Atletico Madrid’s elimination from the UEFA Champions League on Wednesday at the hands of local rival Real Madrid effectively ended the interest of many neutrals in the competition. In this era of Financial Fair Play (FFP), the Champions League has become so predictable that for each of the last six seasons, two of these three teams (Real Madrid, FC Barcelona and FC Bayern) have been in each semi-final, while in three of the last four seasons each of those three teams have made the semifinals.
Diego Simeone, Atleti’s manager, has been criticized by some including Bayern’s President Karl-Heinz Rummenigge for his tactical approach to Champions League matches. But Simeone has simply adjusted to a reality in this era which is that his club with its resources cannot compete without playing a style elites might consider negative and boring. But Simeone’s other option is to unilaterally disarm against the long odds provided non-elite clubs in today’s Champions League.
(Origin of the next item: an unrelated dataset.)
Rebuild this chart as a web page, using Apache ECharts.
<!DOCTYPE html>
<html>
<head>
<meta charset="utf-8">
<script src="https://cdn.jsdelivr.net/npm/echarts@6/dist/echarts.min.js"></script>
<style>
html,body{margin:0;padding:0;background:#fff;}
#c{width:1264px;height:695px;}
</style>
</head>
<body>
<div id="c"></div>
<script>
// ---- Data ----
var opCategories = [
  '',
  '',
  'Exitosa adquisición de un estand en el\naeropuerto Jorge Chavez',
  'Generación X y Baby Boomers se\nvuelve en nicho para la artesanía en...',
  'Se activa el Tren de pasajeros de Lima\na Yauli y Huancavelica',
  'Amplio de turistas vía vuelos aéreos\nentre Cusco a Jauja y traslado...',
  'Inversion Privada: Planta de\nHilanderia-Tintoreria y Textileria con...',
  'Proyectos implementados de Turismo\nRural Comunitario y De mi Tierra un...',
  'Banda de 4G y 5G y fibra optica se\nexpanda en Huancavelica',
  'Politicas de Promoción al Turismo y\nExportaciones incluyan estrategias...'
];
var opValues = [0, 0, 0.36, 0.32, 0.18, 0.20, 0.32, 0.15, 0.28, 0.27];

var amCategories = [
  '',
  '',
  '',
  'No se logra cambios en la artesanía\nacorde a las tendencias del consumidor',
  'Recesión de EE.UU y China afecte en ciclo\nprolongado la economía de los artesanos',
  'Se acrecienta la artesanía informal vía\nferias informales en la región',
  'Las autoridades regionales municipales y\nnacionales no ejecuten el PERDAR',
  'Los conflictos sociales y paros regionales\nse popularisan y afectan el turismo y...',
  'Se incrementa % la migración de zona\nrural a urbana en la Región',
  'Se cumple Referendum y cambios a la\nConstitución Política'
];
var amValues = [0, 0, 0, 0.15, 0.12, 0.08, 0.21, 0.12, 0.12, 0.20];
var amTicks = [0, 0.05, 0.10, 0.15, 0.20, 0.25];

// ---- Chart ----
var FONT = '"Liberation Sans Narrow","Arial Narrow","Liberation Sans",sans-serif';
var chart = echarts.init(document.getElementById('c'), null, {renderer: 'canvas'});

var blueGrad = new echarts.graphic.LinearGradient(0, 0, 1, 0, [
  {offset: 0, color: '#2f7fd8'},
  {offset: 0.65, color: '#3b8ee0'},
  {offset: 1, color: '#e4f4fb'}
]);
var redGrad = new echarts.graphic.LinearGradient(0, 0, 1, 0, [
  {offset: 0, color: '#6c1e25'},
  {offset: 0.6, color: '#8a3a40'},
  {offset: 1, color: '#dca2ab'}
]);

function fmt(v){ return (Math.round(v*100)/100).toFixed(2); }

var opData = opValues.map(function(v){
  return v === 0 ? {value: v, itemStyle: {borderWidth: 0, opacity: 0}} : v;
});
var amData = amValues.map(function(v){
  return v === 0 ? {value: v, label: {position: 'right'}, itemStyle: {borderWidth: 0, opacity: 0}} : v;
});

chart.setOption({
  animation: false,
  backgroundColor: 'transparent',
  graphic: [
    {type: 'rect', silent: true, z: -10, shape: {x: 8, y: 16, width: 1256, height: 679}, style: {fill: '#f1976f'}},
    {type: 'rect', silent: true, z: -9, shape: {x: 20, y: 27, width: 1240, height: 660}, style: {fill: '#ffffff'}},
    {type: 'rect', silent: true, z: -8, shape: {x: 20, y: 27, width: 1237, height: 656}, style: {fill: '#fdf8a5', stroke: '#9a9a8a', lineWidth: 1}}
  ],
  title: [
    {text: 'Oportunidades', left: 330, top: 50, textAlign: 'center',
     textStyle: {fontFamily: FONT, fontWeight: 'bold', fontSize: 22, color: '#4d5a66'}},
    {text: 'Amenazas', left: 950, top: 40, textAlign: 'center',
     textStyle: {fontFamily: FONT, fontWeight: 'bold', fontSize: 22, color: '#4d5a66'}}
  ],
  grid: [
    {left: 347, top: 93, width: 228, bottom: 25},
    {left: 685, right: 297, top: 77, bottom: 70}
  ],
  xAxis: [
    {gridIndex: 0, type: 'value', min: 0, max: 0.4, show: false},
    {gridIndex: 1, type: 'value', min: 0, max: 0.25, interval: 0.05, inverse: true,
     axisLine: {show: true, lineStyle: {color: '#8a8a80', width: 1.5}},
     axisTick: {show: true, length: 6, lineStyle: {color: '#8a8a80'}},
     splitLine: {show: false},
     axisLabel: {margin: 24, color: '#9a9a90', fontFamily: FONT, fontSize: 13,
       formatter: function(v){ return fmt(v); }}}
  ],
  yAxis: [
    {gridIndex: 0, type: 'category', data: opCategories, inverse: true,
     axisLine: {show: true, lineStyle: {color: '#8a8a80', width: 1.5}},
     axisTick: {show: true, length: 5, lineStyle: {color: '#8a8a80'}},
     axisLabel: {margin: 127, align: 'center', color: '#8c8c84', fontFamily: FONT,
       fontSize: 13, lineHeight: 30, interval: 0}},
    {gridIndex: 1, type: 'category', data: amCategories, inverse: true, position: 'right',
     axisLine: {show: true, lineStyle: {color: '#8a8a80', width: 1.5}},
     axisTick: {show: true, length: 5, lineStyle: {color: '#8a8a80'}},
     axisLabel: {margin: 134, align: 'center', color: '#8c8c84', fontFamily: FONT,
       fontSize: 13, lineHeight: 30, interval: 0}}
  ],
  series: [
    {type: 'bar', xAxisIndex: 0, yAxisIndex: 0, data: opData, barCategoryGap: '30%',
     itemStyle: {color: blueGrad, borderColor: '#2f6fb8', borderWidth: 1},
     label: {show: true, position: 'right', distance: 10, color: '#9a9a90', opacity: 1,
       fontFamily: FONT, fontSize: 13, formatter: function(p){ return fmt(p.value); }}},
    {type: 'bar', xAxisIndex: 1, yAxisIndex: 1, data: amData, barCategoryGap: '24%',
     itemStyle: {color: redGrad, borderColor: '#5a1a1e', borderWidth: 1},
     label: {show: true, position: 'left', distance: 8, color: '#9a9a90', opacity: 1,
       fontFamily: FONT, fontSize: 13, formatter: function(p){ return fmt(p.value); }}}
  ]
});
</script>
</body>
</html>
The Champions League could get more exciting next season with a new seeding process announced on Thursday. It better become more compelling because this year the second-tier Europa League has been far less predictable and far more entertaining than UEFA’s showcase competition.
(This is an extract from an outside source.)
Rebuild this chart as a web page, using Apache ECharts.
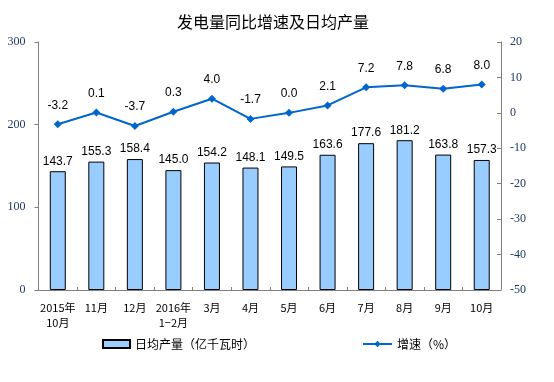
<!DOCTYPE html>
<html><head><meta charset="utf-8">
<script src="https://cdn.jsdelivr.net/npm/echarts@6/dist/echarts.min.js"></script>
<style>html,body{margin:0;padding:0;background:#fff}#c{width:554px;height:382px}</style>
</head><body><div id="c"></div>
<script>
var categories = ['2015年\n10月','11月','12月','2016年\n1−2月','3月','4月','5月','6月','7月','8月','9月','10月'];
var dailyOutput = [143.7,155.3,158.4,145.0,154.2,148.1,149.5,163.6,177.6,181.2,163.8,157.3];
var growth = [-3.2,0.1,-3.7,0.3,4.0,-1.7,0.0,2.1,7.2,7.8,6.8,8.0];
var leftTicks = [0,100,200,300];
var rightTicks = [-50,-40,-30,-20,-10,0,10,20];

var chart = echarts.init(document.getElementById('c'));
var axisColor = '#808080';
var tickLabelColor = '#1F3864';
chart.setOption({
  animation: false,
  textStyle: {fontFamily: 'Arial, "Liberation Sans", "Noto Sans CJK SC"'},
  title: {
    text: '发电量同比增速及日均产量', left: 172, top: 9,
    textStyle: {fontFamily: '"Noto Sans CJK SC"', fontSize: 16, fontWeight: 'normal', color: '#000'}
  },
  legend: [{
    data: [{name: '日均产量（亿千瓦时）', icon: 'rect'}],
    left: 102, top: 338, itemWidth: 27, itemHeight: 8, padding: 0,
    textStyle: {fontFamily: '"Noto Sans CJK SC"', fontSize: 12, color: '#000'}
  }, {
    data: ['增速（%）'],
    left: 362, top: 338, itemWidth: 29, itemHeight: 8, padding: 0,
    textStyle: {fontFamily: '"Noto Sans CJK SC"', fontSize: 12, color: '#000'}
  }],
  grid: {left: 38.5, right: 53, top: 42, bottom: 92},
  xAxis: {
    type: 'category', data: categories, boundaryGap: true,
    axisLine: {lineStyle: {color: axisColor}},
    axisTick: {show: true, alignWithLabel: false, length: 3, inside: true, lineStyle: {color: axisColor}},
    axisLabel: {color: '#000', fontSize: 11, margin: 10, lineHeight: 15, interval: 0,
      fontFamily: '"Noto Sans CJK SC"'}
  },
  yAxis: [{
    type: 'value', min: leftTicks[0], max: leftTicks[leftTicks.length-1], interval: 100,
    splitLine: {show: false},
    axisLine: {show: true, lineStyle: {color: axisColor}},
    axisTick: {show: true, length: 4, lineStyle: {color: axisColor}},
    axisLabel: {color: tickLabelColor, fontSize: 12, margin: 13, fontFamily: '"Liberation Serif", serif'}
  }, {
    type: 'value', min: rightTicks[0], max: rightTicks[rightTicks.length-1], interval: 10,
    splitLine: {show: false},
    axisLine: {show: true, lineStyle: {color: axisColor}},
    axisTick: {show: true, inside: true, length: 4, lineStyle: {color: axisColor}},
    axisLabel: {color: tickLabelColor, fontSize: 12, margin: 9, fontFamily: '"Liberation Serif", serif'}
  }],
  series: [{
    name: '日均产量（亿千瓦时）', type: 'bar', data: dailyOutput, barWidth: 16,
    itemStyle: {color: '#99CCFF', borderColor: '#000', borderWidth: 1},
    label: {show: true, position: 'top', distance: 4, color: '#000', fontSize: 12,
      formatter: function(p){return p.value.toFixed(1);}}
  }, {
    name: '增速（%）', type: 'line', yAxisIndex: 1, data: growth,
    symbol: 'diamond', symbolSize: 8,
    lineStyle: {color: '#0066CC', width: 2},
    itemStyle: {color: '#0066CC'},
    label: {show: true, position: 'top', distance: 9, color: '#000', fontSize: 12,
      formatter: function(p){return p.value.toFixed(1);}}
  }]
});
</script></body></html>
Thursday’s UEFA Europa League quarterfinal second leg between Zenit and Sevilla was one of the most exciting knockout stage matches of any competition this season. The comeback of Zenit in front of an enthusiastic St Petersburg crowd was finally cancelled out by a late Sevilla winner and the holders advanced to the semifinals by the narrowest of margins. To this point, the Champions League has failed to provide any sort of similar drama.
This has continued a clear pattern over the last few seasons in UEFA competitions where the Champions League doesn’t really capture the imagination of neutral fans. By contrast, the Europa League has thrown up some genuine surprises at the group stage and continues that excitement right through the competition. The balance of teams and competitiveness of the competition has made for exciting and compelling football, and has exposed fans to some teams that aren’t normally household names. The Champions League Group Stages are a complete bore and the Round of 16 was interesting this season simply because it exposed the weakness of England’s Premier League in continental competitions.
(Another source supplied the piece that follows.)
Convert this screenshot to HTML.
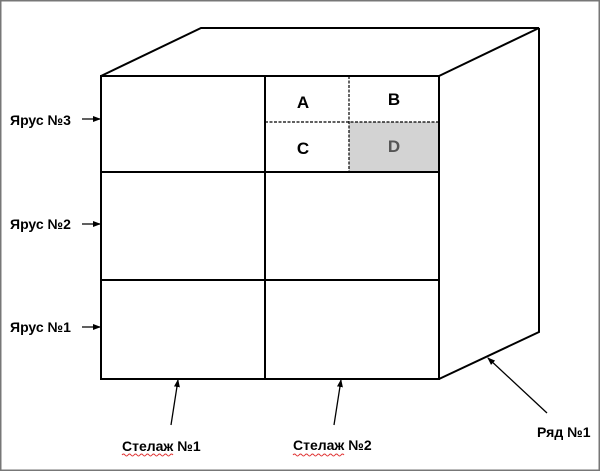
<!DOCTYPE html>
<html><head><meta charset="utf-8"><style>
html,body{margin:0;padding:0;background:#fff}
svg{display:block}
text{font-family:"Liberation Sans",sans-serif;font-weight:bold}
</style></head><body>
<svg width="600" height="471" viewBox="0 0 600 471" xmlns="http://www.w3.org/2000/svg">
<defs><marker id="a" markerWidth="8" markerHeight="8" refX="7" refY="4" orient="auto" markerUnits="userSpaceOnUse"><path d="M0,1 L8,4 L0,7 Z" fill="#000"/></marker></defs>
<rect x="0.5" y="0.5" width="599" height="470" fill="#fff" stroke="#777" stroke-width="2"/>
<rect x="349" y="122" width="90" height="50" fill="#d3d3d3"/>
<g stroke="#000" stroke-width="2" fill="none">
<polyline points="101,76 201,28 539,28 439,76"/>
<polyline points="539,28 539,332 439,379"/>
<rect x="101" y="76" width="338" height="303"/>
<line x1="265" y1="76" x2="265" y2="379"/>
<line x1="101" y1="172" x2="439" y2="172"/>
<line x1="101" y1="280" x2="439" y2="280"/>
</g>
<g stroke="#000" stroke-width="1.2" stroke-dasharray="3,1.5">
<line x1="349" y1="76" x2="349" y2="172"/>
<line x1="265" y1="122" x2="439" y2="122"/>
</g>
<g font-size="17" text-anchor="middle">
<text x="303" y="108">A</text>
<text x="394" y="105">B</text>
<text x="303" y="154">C</text>
<text x="394" y="152" fill="#555">D</text>
</g>
<g font-size="14">
<text x="10" y="125">Ярус №3</text>
<text x="10" y="229">Ярус №2</text>
<text x="10" y="332">Ярус №1</text>
<text x="122" y="451">Стелаж №1</text>
<text x="293" y="450">Стелаж №2</text>
<text x="537" y="437">Ряд №1</text>
</g>
<g stroke="#000" stroke-width="1.3" marker-end="url(#a)">
<line x1="82" y1="119" x2="100" y2="119"/>
<line x1="82" y1="224" x2="100" y2="224"/>
<line x1="82" y1="327" x2="100" y2="327"/>
<line x1="171" y1="425" x2="178" y2="380"/>
<line x1="334" y1="425" x2="341" y2="380"/>
<line x1="547" y1="413" x2="488" y2="358"/>
</g>
<g stroke="#e03030" stroke-width="1" fill="none">
<path d="M122,455 q1.5,-2 3,0 t3,0 t3,0 t3,0 t3,0 t3,0 t3,0 t3,0 t3,0 t3,0 t3,0 t3,0 t3,0 t3,0 t3,0 t3,0 t3,0"/>
<path d="M293,455 q1.5,-2 3,0 t3,0 t3,0 t3,0 t3,0 t3,0 t3,0 t3,0 t3,0 t3,0 t3,0 t3,0 t3,0 t3,0 t3,0 t3,0 t3,0"/>
</g>
</svg>
</body></html>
The era of FFP has sorted out the haves and have nots in European football. The haves consist of three or four clubs while the have nots include everyone else. Very few clubs can actually compete for a Champions League title in this day and age – the days of the likes of Porto, Marseille, AS Monaco or Bayer Leverkusen reaching a Champions League final are behind us. Even the recent successes of Borussia Dortmund and Atletico Madrid cannot hide the reality of the staleness of most Champions League fixtures – they will be won by the team that spends the most money or has the most inherent institutional advantages. The three teams that benefit the most from this are once again still alive at the semifinal stage of the Champions League.
The elite clubs of Europe, as evidenced by Karl-Heinz Rummenigge’s dismissive attitude toward Atletico and his previous statements about Manchester City, have seen continental football and the supremacy that comes with it as a private playground. Thank goodness for the Europa League. which has provided exciting midweek football with some clubs we do not get to see often.